US Power Grid Requires Major Redesign to Meet AI-Driven Demand Surge
*The largest US electricity network must undergo a fundamental overhaul to handle the skyrocketing power needs of data centers fueling the AI expansion, according to its top executive.*
PJM Interconnection, the operator of the biggest power grid in the United States, faces an unprecedented challenge from the AI boom. Chief Executive Officer David Mills stated that the grid needs a complete redesign to cope with the surge in electricity demand driven by proliferating data centers. This demand is outpacing current infrastructure capabilities, threatening reliability for millions of users.
The context here stems from the rapid growth in AI technologies, which require massive computational power housed in energy-intensive data centers. Prior to this surge, the US grid handled steady increases in demand from traditional sectors like manufacturing and residential use. But the AI-driven data center boom has introduced a new scale of consumption, with projections showing electricity needs doubling or tripling in key regions within the next decade. PJM, which serves 13 states and the District of Columbia from Illinois to New Jersey, coordinates about 65% of the electricity load east of the Rockies, making it the critical backbone for this transformation.
Mills' comments highlight the urgency. In a recent interview, he emphasized that the current grid setup cannot scale fast enough for the incoming load. Data centers, often built by tech giants to train and run AI models, consume power equivalent to small cities—sometimes hundreds of megawatts per facility. Without redesign, blackouts or rationing could become routine in high-demand areas. Mills pointed to the need for smarter transmission lines, upgraded substations, and integration of renewable sources to distribute power more efficiently.
Technical specifics underscore the scale of the problem. PJM's grid already manages over 180,000 miles of transmission lines and serves 65 million people. The AI boom adds layers of complexity: data centers prefer locations near fiber optic hubs and cheap power, clustering in places like Virginia's "Data Center Alley," which strains local grids. Mills noted that demand forecasts have been revised upward sharply, with some models predicting a 50% increase in PJM's peak load by 2030. Retrofitting the grid would involve billions in investments, including advanced sensors for real-time monitoring and high-voltage direct current lines to minimize losses over long distances.
Regulatory hurdles add to the challenge. Building new infrastructure requires approvals from multiple state and federal bodies, often delayed by environmental reviews and local opposition. Mills advocated for policy changes to streamline permitting, arguing that the AI economy's benefits—jobs, innovation—outweigh the costs of inaction. He referenced successful pilots in battery storage and demand-response programs, where data centers could shift usage to off-peak hours, but said these are bandaids, not solutions.
No major counterpoints have emerged yet from other grid operators or tech firms in response to Mills' remarks. However, industry watchers note that similar warnings have come from California's grid overseers, where data center growth competes with electric vehicle adoption. Tech companies like Microsoft and Google have pledged to power their centers with renewables, but the timeline for that shift lags behind buildout speeds.
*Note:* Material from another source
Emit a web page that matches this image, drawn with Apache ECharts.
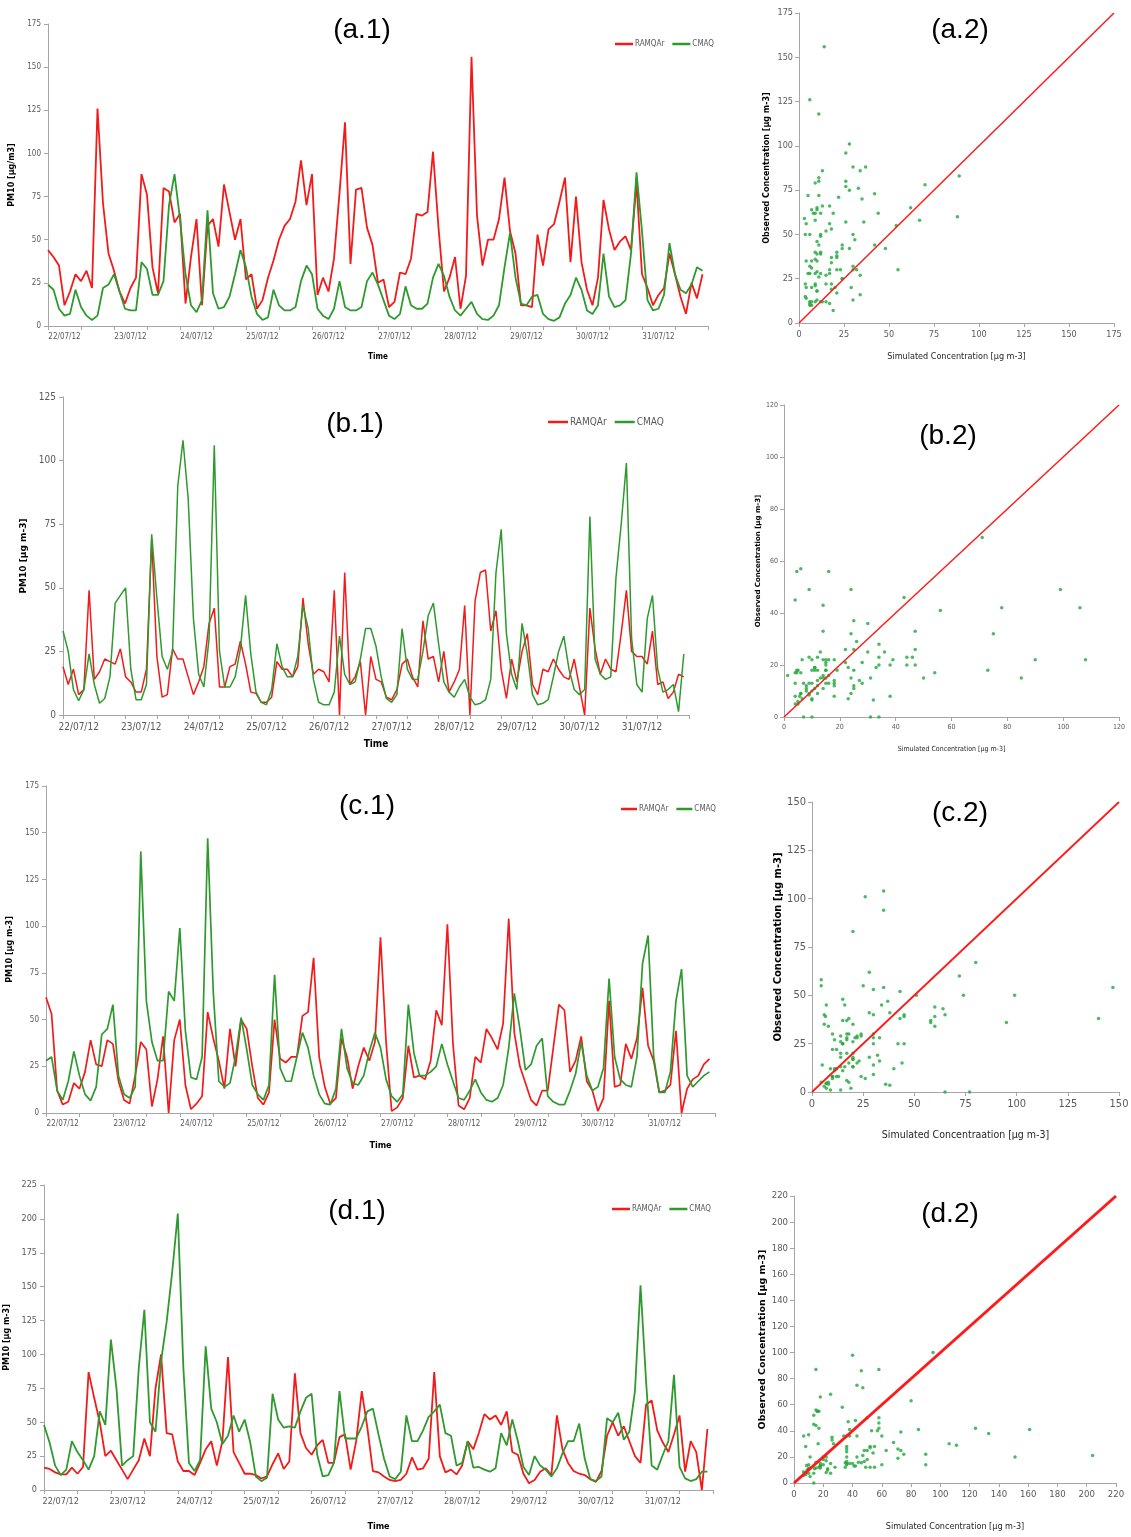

This redesign matters because the AI revolution promises to redefine industries, from drug discovery to autonomous systems, but only if the underlying power infrastructure keeps pace. A grid failure wouldn't just dim lights; it could halt AI development, costing the economy trillions in lost productivity. Mills' call for action is a wake-up for policymakers: treat the grid as national infrastructure on par with highways or broadband. Delaying now risks turning AI's potential into a bottleneck, favoring only those with private power solutions while leaving the broader grid—and its users—vulnerable. The real test will come in how quickly federal incentives, like those in the Inflation Reduction Act, get repurposed for grid upgrades. Without them, the US risks ceding AI leadership to countries with more agile energy systems.